In my experience, college has been a really interesting and exciting period for my relationship with my mom. We have always been incredibly close, so at first, I was worried about what might happen when I left for school. I was nervous that we would grow apart, and I was not sure what I would do with her being so far away from me. However, all my fears have been proven wrong. Our relationship has morphed and stretched in ways I never would have imagined, and may never have happened, if I had not gone away for school.
When I lived at home, I was the typical teenager. I loved my mom, but often felt smothered by her or was bored by our conversations. I wanted to get out of the house, make my own decisions and not have to answer to anyone. It put a lot of strain on our relationship, and I think by the end of last summer, we were both ready for me to go.
Now that I do not see my mom every day, talking to her is more exciting. I look forward to updating her on my life and hearing about how things are at home. Between our busy schedules, it is a special thing to get to sit and talk to her for fun. Also, now that we do not live in the same house, we are able to have more adult conversations. Instead of only being her daughter and living under her rules, my mom and I can share our lives as equals.

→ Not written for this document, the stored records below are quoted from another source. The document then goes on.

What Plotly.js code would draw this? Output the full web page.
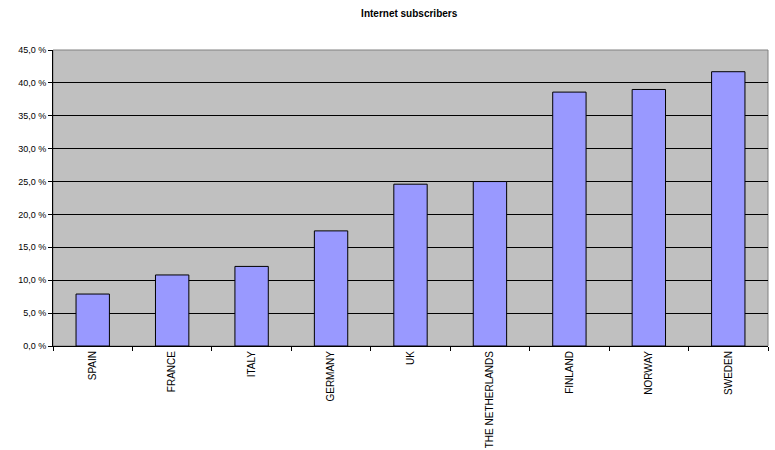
<!DOCTYPE html>
<html>
<head>
<meta charset="utf-8">
<script src="https://cdn.plot.ly/plotly-3.0.1.min.js"></script>
<style>html,body{margin:0;padding:0;background:#fff;}#chart{width:775px;height:450px;}</style>
</head>
<body>
<div id="chart"></div>
<script>
const countries = ["SPAIN", "FRANCE", "ITALY", "GERMANY", "UK", "THE NETHERLANDS", "FINLAND", "NORWAY", "SWEDEN"];
const subscribers = [7.9, 10.8, 12.1, 17.5, 24.6, 25.0, 38.6, 39.0, 41.7];
const yTickVals = [0, 5, 10, 15, 20, 25, 30, 35, 40, 45];
const yTickText = ["0,0 %", "5,0 %", "10,0 %", "15,0 %", "20,0 %", "25,0 %", "30,0 %", "35,0 %", "40,0 %", "45,0 %"];

const trace = {
  type: "bar",
  x: countries,
  y: subscribers,
  marker: { color: "#9999FF", line: { color: "#000000", width: 1 } },
  hoverinfo: "x+y"
};

const layout = {
  width: 775, height: 450,
  margin: { l: 53, r: 7, t: 50, b: 104, pad: 0 },
  paper_bgcolor: "#ffffff",
  plot_bgcolor: "#C0C0C0",
  showlegend: false,
  bargap: 0.58,
  font: { family: "Arial, 'Liberation Sans', sans-serif", size: 9, color: "#000" },
  title: {
    text: "<b>Internet subscribers</b>",
    font: { family: "Arial, 'Liberation Sans', sans-serif", size: 10, color: "#000" },
    x: 0.528, xanchor: "center", y: 0.97, yanchor: "middle"
  },
  xaxis: {
    type: "category",
    tickangle: -90,
    ticks: "outside", ticklen: 4, tickcolor: "#000",
    tickson: "boundaries",
    showline: true, linecolor: "#000", linewidth: 1,
    showgrid: false,
    tickfont: { size: 10 },
    automargin: false
  },
  yaxis: {
    range: [0, 45],
    tickvals: yTickVals, ticktext: yTickText,
    ticks: "outside", ticklen: 4, tickcolor: "#000",
    showline: true, linecolor: "#000", linewidth: 1,
    showgrid: true, gridcolor: "#000", gridwidth: 1,
    zeroline: false,
    tickfont: { size: 9 },
    automargin: false
  },
  shapes: [{
    type: "rect", xref: "paper", yref: "paper", x0: 0, x1: 1, y0: 0, y1: 1,
    line: { color: "#808080", width: 1 }, layer: "below"
  }]
};

Plotly.newPlot("chart", [trace], layout, { displayModeBar: false, staticPlot: true });
</script>
</body>
</html>
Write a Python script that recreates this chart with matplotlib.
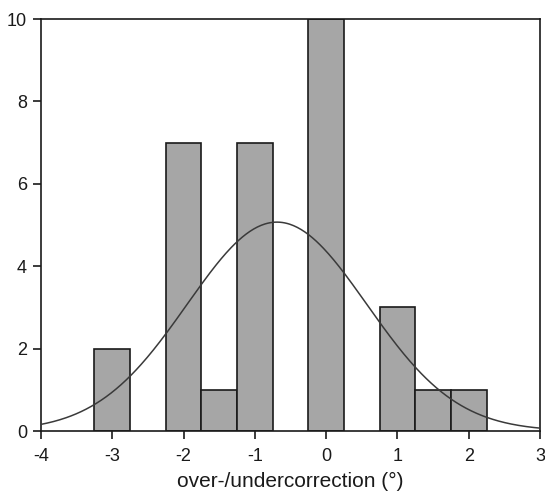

Stephanie Druid, a sophomore biology major and women’s lacrosse player, shares a similar experience. “I think I appreciate my parents more now than I did when I lived with them. It’s easier to take them for granted when you’re with them all the time, and I definitely did. But now, I’m kind of going back on that and appreciating them more for all they did for me in my childhood, and what they’re continuing to do for me as a young adult. We’ve always been close, but I maybe didn’t appreciate them as much. I did appreciate them, it was just different,” said Druid.
Many students seem to agree that going away to school has been good for their relationships with their parents in unexpected ways. Some appreciate the extra space because it gave them the opportunity to really appreciate their parents while others found that the distance helped to dissolve some of the issues their relationship may have had before. “I’m a lot closer with my mom specifically because, you know that phrase ‘distance makes the heart grow fonder?’
When we’re close together we butt heads a lot, but now that I’m away from home, I think that tension has dissipated. I also think that we’re more like equals too though, because now that I’m out of the house, she doesn’t really have to worry about taking care of me or anything like that,” said Alexa Swantek.
Moving out of your parent’s house presents unique issues and situations for everyone, but I for one am grateful for the experience, to watch as my relationship with my mom has grown and changed during this transition.